The respondent does not contest the committee’s finding that he violated Rules 4.4, 3.3(a)(1), 8.4(c) and 8.4(a) by threatening an unrepresented opposing party, by knowingly making a false statement of material fact to the court, and by engaging in conduct involving dishonesty and misrepresentation. Instead, he contends that a suspension from the practice of law is inappropriately harsh.

We have long recognized that a license to practice law imposes upon a practitioner certain moral obligations. In 1890, Chief Justice Charles Doe observed that attorneys are a class of individuals “to whose diligence, integrity, ability, and honor much is necessarily confided” and, therefore, whose “honesty, probity, and good demean- or” is ensured by oath. Ricker’s Petition, 66 N.H. 207, 237, 240 (1890). He further commented that it is, therefore, an attorney’s duty to avoid “any ill practice attended with fraud or corruption, and committed against the obvious rules of justice and honesty.” Id. at 212.

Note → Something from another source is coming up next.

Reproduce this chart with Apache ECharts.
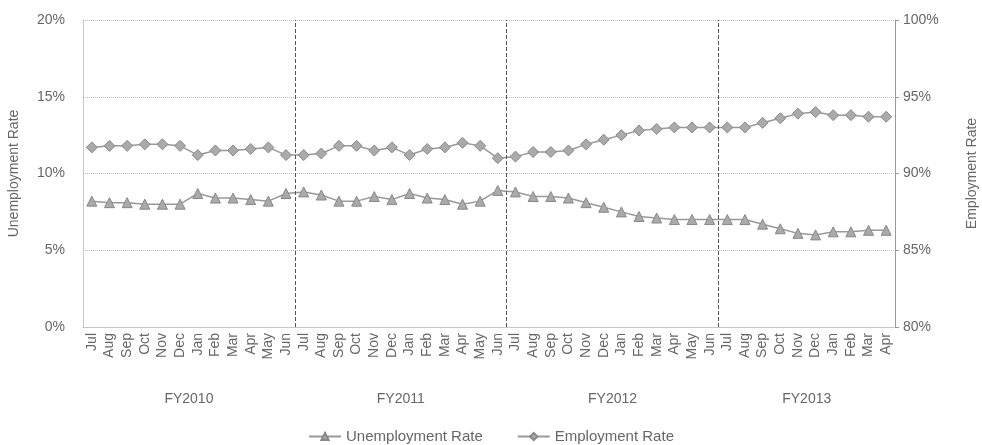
<!DOCTYPE html>
<html>
<head>
<meta charset="utf-8">
<script src="https://cdn.jsdelivr.net/npm/echarts@6/dist/echarts.min.js"></script>
<style>
html, body { margin: 0; padding: 0; background: #fff; }
#chart { width: 982px; height: 445px; }
</style>
</head>
<body>
<div id="chart"></div>
<script>
// month labels, Jul 2009 .. Apr 2013
const months = [
  'Jul', 'Aug', 'Sep', 'Oct', 'Nov', 'Dec', 'Jan', 'Feb', 'Mar', 'Apr', 'May', 'Jun',
  'Jul', 'Aug', 'Sep', 'Oct', 'Nov', 'Dec', 'Jan', 'Feb', 'Mar', 'Apr', 'May', 'Jun',
  'Jul', 'Aug', 'Sep', 'Oct', 'Nov', 'Dec', 'Jan', 'Feb', 'Mar', 'Apr', 'May', 'Jun',
  'Jul', 'Aug', 'Sep', 'Oct', 'Nov', 'Dec', 'Jan', 'Feb', 'Mar', 'Apr'
]
const fiscalYears = ['FY2010', 'FY2011', 'FY2012', 'FY2013']
const fiscalMonths = [12, 12, 12, 10]

const unemployment = [
  8.2, 8.1, 8.1, 8.0, 8.0, 8.0, 8.7, 8.4, 8.4, 8.3, 8.2, 8.7,
  8.8, 8.6, 8.2, 8.2, 8.5, 8.3, 8.7, 8.4, 8.3, 8.0, 8.2, 8.9,
  8.8, 8.5, 8.5, 8.4, 8.1, 7.8, 7.5, 7.2, 7.1, 7.0, 7.0, 7.0,
  7.0, 7.0, 6.7, 6.4, 6.1, 6.0, 6.2, 6.2, 6.3, 6.3
]
const employment = [
  91.7, 91.8, 91.8, 91.9, 91.9, 91.8, 91.2, 91.5, 91.5, 91.6, 91.7, 91.2,
  91.2, 91.3, 91.8, 91.8, 91.5, 91.7, 91.2, 91.6, 91.7, 92.0, 91.8, 91.0,
  91.1, 91.4, 91.4, 91.5, 91.9, 92.2, 92.5, 92.8, 92.9, 93.0, 93.0, 93.0,
  93.0, 93.0, 93.3, 93.6, 93.9, 94.0, 93.8, 93.8, 93.7, 93.7
]

// fiscal year start indexes and label centres, in month units
const fyStarts = []
const fyCenters = {}
let acc = 0
fiscalMonths.forEach((n, i) => {
  if (i > 0) fyStarts.push(acc)
  fyCenters[acc + n / 2] = fiscalYears[i]
  acc += n
})

const font = '"Liberation Sans", Arial, sans-serif'
const txt = '#666'

const chart = echarts.init(document.getElementById('chart'))
chart.setOption({
  animation: false,
  textStyle: { fontFamily: font },
  grid: { left: 83, right: 87, top: 20, bottom: 118, outerBoundsMode: 'none' },
  legend: {
    data: ['Unemployment Rate', 'Employment Rate'],
    top: 424,
    left: 'center',
    itemWidth: 32,
    itemHeight: 9,
    itemGap: 34,
    textStyle: { fontSize: 15, color: txt, fontFamily: font }
  },
  xAxis: [
    {
      type: 'category',
      data: months,
      boundaryGap: true,
      axisLine: { lineStyle: { color: '#bbb', type: 'dotted' } },
      axisTick: { show: false },
      axisLabel: { rotate: 90, interval: 0, fontSize: 14, color: txt, margin: 6 }
    },
    {
      type: 'value',
      min: 0,
      max: months.length,
      interval: 1,
      position: 'bottom',
      axisLine: { show: false },
      axisTick: { show: false },
      splitLine: { show: false },
      axisLabel: {
        margin: 65,
        fontSize: 14,
        color: txt,
        showMinLabel: true,
        showMaxLabel: true,
        formatter: v => fyCenters[v] || ''
      }
    }
  ],
  yAxis: [
    {
      type: 'value',
      min: 0,
      max: 20,
      interval: 5,
      name: 'Unemployment Rate',
      nameLocation: 'middle',
      nameGap: 62,
      nameTextStyle: { fontSize: 14, color: txt },
      axisLine: { show: true, lineStyle: { color: '#bbb', type: 'dotted' } },
      axisTick: { show: false },
      splitLine: { lineStyle: { color: '#bbb', type: 'dotted' } },
      axisLabel: { formatter: '{value}%', fontSize: 14, color: txt, margin: 18 }
    },
    {
      type: 'value',
      min: 80,
      max: 100,
      interval: 5,
      position: 'right',
      name: 'Employment Rate',
      nameLocation: 'middle',
      nameGap: 70,
      nameRotate: 90,
      nameTextStyle: { fontSize: 14, color: txt },
      axisLine: { show: true, lineStyle: { color: '#999' } },
      axisTick: { show: true, length: 4, lineStyle: { color: '#999' } },
      splitLine: { show: false },
      axisLabel: { formatter: '{value}%', fontSize: 14, color: txt, margin: 8 }
    }
  ],
  series: [
    {
      name: 'Unemployment Rate',
      type: 'line',
      data: unemployment,
      yAxisIndex: 0,
      symbol: 'triangle',
      symbolSize: 10,
      lineStyle: { color: '#999', width: 1.5 },
      itemStyle: { color: '#aaa', borderColor: '#888', borderWidth: 1 }
    },
    {
      name: 'Employment Rate',
      type: 'line',
      data: employment,
      yAxisIndex: 1,
      symbol: 'diamond',
      symbolSize: 11,
      lineStyle: { color: '#999', width: 1.5 },
      itemStyle: { color: '#aaa', borderColor: '#888', borderWidth: 1 }
    },
    {
      // fiscal year separators
      type: 'line',
      xAxisIndex: 1,
      yAxisIndex: 0,
      data: [],
      markLine: {
        silent: true,
        symbol: 'none',
        label: { show: false },
        lineStyle: { color: '#555', type: 'dashed', width: 1 },
        data: fyStarts.map(x => ({ xAxis: x }))
      }
    }
  ]
})
</script>
</body>
</html>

These words are as relevant today as they were one hundred years ago. As officers of the court, attorneys “shall not knowingly . . . make a false statement of material fact ... to a tribunal.” N.H.R. PROF. CONDUCT 3.3(a)(1). The confidence of judges to rely with certainty upon the word of attorneys forms “the very bedrock” of our judicial system. Bruzga’s Case, 145 N.H. 62, 71 (2000). Because “no single transgression reflects more negatively on the legal profession than a lie,” it is the responsibility of every attorney at all times to be truthful. Nardi’s Case, 142 N.H. 602, 606 (1998) (quotation omitted).

Every attorney admitted to practice law in this State takes an oath required under RSA 311:6 (Supp. 2000) in a public proceeding at the New Hampshire Supreme Court. This oath has been required of attorneys for over one hundred and fifty years. See, e.g., RS 177:5 (1842). The oath begins: “You solemnly swear or affirm that you will do no falsehood, nor consent that any be done in the court . ... ” RSA 311:6.

The respondent failed to honor this obligation. Not only did he act unprofessionally by attempting to intimidate a pro se litigant outside the courtroom, he abandoned his oath by lying about his conduct when questioned by the judge. He later admitted both his misconduct and his lie, but only after being confronted with evidence of his misconduct from another attorney.

Although the respondent urges us to impose the less severe sanction of censure, which the judicial referee also recommends, the respondent’s conduct in this case merits and requires a period of suspension from practice. In light of the respondent’s twenty-five years of practice without discipline and his admission of and remorse for his conduct, we believe a three-month suspension will adequately satisfy the several purposes of the Rules of Professional Conduct while recognizing the mitigating circumstances of this case. Accordingly, the respondent is suspended from the practice of law for three months and ordered to reimburse the committee for its expenses in investigating and prosecuting this case. See SUP. CT. R. 37(16). The suspension shall take effect on July 1, 2001. Nothwithstanding anything in Supreme Court Rule 37(12) to the contrary, the respondent shall be reinstated on October 1, 2001, without further order of this court.

So ordered.

BROCK, C.J., and BRODERICK, DALIANIS and DUGGAN, JJ., concurred.